I wasn't interested in the least in this book. Then a good friend said it might be her favorite book in a good long while, and I received a gift card to a book store in exchange for cat sitting for a neighbor, then I went to that book store, and they had this book as the "Walnut Creek Reads" book. How could I say no? The title sucks. The book was wonderful. I really enjoyed it, and have recommended it a few times since then.

My step mom and I have similar taste in books, so I asked her if she had read it. (Thinking maybe I would get it for her as a gift, I liked it that much.) She said yes, she had just read it, it had been so highly recommended to her that she forgave the stupid title. And she loved it, too.

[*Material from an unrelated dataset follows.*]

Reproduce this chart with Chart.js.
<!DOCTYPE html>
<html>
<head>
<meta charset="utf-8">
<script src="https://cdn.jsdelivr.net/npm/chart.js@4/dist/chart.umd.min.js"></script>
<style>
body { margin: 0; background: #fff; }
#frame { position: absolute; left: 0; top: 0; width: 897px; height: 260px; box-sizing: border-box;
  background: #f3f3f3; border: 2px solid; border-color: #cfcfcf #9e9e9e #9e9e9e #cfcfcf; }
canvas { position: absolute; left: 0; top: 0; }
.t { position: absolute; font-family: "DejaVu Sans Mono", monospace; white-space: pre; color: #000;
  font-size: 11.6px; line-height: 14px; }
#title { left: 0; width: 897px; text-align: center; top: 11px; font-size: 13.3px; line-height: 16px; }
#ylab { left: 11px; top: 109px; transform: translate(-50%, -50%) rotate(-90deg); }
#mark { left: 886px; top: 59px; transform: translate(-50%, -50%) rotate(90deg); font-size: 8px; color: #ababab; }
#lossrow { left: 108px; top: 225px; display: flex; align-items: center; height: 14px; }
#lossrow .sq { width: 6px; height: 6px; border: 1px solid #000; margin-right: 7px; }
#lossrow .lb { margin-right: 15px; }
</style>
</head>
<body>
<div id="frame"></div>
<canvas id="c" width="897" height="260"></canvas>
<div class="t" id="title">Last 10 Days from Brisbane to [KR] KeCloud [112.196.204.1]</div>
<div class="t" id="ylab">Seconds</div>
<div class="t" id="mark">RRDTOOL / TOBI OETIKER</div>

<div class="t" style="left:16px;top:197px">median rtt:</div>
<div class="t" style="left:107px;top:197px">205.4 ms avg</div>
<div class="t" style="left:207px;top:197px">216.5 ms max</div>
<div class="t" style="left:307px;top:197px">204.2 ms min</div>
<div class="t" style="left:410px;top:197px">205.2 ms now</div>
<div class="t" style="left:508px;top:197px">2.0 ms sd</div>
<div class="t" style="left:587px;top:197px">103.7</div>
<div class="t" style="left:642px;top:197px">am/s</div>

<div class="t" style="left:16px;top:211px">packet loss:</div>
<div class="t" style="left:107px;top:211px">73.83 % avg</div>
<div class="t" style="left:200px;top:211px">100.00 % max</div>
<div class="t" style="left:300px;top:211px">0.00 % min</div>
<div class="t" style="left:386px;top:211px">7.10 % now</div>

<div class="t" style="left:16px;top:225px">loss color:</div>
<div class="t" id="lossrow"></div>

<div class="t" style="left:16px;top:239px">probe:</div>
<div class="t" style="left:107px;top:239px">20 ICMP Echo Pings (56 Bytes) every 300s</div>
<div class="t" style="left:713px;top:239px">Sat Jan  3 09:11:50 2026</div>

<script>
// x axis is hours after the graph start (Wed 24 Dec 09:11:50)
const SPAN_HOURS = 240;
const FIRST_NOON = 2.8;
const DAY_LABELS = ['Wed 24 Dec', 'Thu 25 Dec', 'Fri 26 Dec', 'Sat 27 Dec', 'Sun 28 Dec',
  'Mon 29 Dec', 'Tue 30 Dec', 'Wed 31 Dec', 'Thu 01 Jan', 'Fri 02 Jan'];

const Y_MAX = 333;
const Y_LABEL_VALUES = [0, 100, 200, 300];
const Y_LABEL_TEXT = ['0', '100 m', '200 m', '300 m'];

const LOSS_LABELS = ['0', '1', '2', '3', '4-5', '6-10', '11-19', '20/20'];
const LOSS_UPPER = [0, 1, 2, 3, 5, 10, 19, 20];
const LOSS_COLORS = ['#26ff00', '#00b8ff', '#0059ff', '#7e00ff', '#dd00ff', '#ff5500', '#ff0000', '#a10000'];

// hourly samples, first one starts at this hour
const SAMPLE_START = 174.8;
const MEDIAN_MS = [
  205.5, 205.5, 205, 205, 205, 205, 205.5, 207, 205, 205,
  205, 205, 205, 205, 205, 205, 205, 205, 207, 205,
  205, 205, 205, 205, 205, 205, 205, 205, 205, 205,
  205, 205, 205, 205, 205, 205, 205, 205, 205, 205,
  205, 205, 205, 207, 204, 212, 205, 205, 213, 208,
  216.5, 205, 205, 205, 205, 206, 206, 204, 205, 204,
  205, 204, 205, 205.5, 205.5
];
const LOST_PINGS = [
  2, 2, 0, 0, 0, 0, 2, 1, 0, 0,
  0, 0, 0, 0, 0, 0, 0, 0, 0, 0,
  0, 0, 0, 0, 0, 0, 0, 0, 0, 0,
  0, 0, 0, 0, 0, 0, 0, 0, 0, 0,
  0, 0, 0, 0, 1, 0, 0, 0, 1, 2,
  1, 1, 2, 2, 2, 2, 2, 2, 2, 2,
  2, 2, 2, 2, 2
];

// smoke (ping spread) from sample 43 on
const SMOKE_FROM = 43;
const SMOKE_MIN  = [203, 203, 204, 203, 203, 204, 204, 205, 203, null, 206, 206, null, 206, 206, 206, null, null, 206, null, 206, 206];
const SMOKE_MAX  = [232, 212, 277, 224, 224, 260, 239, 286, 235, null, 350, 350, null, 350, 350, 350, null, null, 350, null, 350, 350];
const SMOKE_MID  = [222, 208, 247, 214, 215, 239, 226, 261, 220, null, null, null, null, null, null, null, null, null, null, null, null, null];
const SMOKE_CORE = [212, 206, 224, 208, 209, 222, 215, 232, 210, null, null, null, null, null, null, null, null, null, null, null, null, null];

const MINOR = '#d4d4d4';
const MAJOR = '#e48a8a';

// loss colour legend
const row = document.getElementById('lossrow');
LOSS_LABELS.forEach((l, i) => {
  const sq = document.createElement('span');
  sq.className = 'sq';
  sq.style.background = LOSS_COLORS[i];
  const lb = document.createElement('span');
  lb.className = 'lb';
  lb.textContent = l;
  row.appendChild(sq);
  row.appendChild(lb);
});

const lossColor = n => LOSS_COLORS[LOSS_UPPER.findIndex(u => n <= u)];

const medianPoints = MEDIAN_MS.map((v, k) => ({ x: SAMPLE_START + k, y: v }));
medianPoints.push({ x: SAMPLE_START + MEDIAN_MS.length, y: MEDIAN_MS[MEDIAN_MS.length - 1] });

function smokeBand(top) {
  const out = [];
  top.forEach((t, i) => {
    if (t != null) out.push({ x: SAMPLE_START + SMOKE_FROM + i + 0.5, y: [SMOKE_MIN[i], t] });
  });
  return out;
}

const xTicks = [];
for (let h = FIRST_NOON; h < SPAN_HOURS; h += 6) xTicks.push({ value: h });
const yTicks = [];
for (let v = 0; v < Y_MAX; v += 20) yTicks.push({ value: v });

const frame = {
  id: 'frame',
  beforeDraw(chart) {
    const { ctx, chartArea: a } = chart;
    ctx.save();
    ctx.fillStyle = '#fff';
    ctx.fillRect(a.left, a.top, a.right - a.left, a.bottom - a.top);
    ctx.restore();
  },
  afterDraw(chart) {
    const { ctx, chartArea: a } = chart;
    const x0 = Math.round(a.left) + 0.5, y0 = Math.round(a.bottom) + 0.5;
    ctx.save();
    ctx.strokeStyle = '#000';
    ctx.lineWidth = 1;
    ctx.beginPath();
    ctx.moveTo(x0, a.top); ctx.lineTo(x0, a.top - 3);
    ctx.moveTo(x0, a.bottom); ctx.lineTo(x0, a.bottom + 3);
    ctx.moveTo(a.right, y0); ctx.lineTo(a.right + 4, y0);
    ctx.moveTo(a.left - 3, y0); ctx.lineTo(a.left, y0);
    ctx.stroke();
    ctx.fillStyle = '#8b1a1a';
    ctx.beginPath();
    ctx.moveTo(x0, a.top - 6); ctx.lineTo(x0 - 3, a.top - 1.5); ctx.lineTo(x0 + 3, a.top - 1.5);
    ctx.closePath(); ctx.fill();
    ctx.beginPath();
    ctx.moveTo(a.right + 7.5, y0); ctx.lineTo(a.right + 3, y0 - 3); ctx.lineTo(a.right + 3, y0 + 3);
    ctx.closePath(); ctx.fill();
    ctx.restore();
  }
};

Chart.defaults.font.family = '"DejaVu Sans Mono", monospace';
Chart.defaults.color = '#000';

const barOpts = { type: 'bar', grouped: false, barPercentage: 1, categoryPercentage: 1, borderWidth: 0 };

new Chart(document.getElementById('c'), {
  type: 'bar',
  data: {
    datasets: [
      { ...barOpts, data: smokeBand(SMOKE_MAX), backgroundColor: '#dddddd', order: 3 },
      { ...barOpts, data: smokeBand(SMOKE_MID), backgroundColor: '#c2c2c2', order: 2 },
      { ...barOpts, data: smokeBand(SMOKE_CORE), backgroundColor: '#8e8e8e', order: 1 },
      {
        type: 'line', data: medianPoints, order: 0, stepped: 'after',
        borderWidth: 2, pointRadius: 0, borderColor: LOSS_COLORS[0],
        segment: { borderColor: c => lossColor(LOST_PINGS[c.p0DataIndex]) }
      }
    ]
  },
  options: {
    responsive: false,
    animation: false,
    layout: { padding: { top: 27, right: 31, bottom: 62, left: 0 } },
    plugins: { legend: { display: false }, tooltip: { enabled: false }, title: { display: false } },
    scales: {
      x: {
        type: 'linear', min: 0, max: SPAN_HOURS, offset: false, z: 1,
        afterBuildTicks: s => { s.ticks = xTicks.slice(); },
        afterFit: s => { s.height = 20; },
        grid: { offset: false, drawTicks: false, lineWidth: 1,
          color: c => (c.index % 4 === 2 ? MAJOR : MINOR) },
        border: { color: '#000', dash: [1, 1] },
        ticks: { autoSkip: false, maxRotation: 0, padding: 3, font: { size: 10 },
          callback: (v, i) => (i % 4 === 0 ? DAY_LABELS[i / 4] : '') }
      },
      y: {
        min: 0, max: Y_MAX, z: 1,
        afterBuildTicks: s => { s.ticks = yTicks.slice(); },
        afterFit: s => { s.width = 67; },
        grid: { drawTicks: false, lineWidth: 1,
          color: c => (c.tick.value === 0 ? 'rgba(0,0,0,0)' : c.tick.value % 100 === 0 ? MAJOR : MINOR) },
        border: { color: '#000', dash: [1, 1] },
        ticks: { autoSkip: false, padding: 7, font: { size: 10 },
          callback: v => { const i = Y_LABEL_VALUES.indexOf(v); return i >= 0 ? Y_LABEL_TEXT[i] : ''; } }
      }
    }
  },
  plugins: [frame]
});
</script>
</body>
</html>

Have you read "The Red Tent"? It has nothing whatsoever to do with this book or this subject, but it's another book that my step-mom and I both adored, that was a really, really good read. Not *quite* as breezy and fun as this one (if any book about world war II could be breezy and fun), but awesome.

Motherboard said...

I absolutely LOVED this book! I loved how each persons voice was real, distinct and even sassy!

CountessLaurie said...

I am like you - once I pick up a book, I will try to finish it, even if I am hating it. Then I berate myself for wasting my time...

But I will give this one a try if you say so :-)

Laurel Nelson said...

I read that book too and enjoyed it as well. :) I think it's becoming one of those books where once you read it suddenly EVERYONE is reading it or has read it or wants to read it. I had that happen a few years ago when I read "The Life of Pi" by Yan Martel (also a good one).

dancing_lemur said...

I enjoyed the book for exactly all the reasons you said.

Also, I used to have that same compulsion to finish every book I started, but I eventually got over it. I decided life is too short to read crappy books when there are so many good ones out there. Also, there was that time I figured out that I could skim books for my English major classes and still write A papers. So there's that.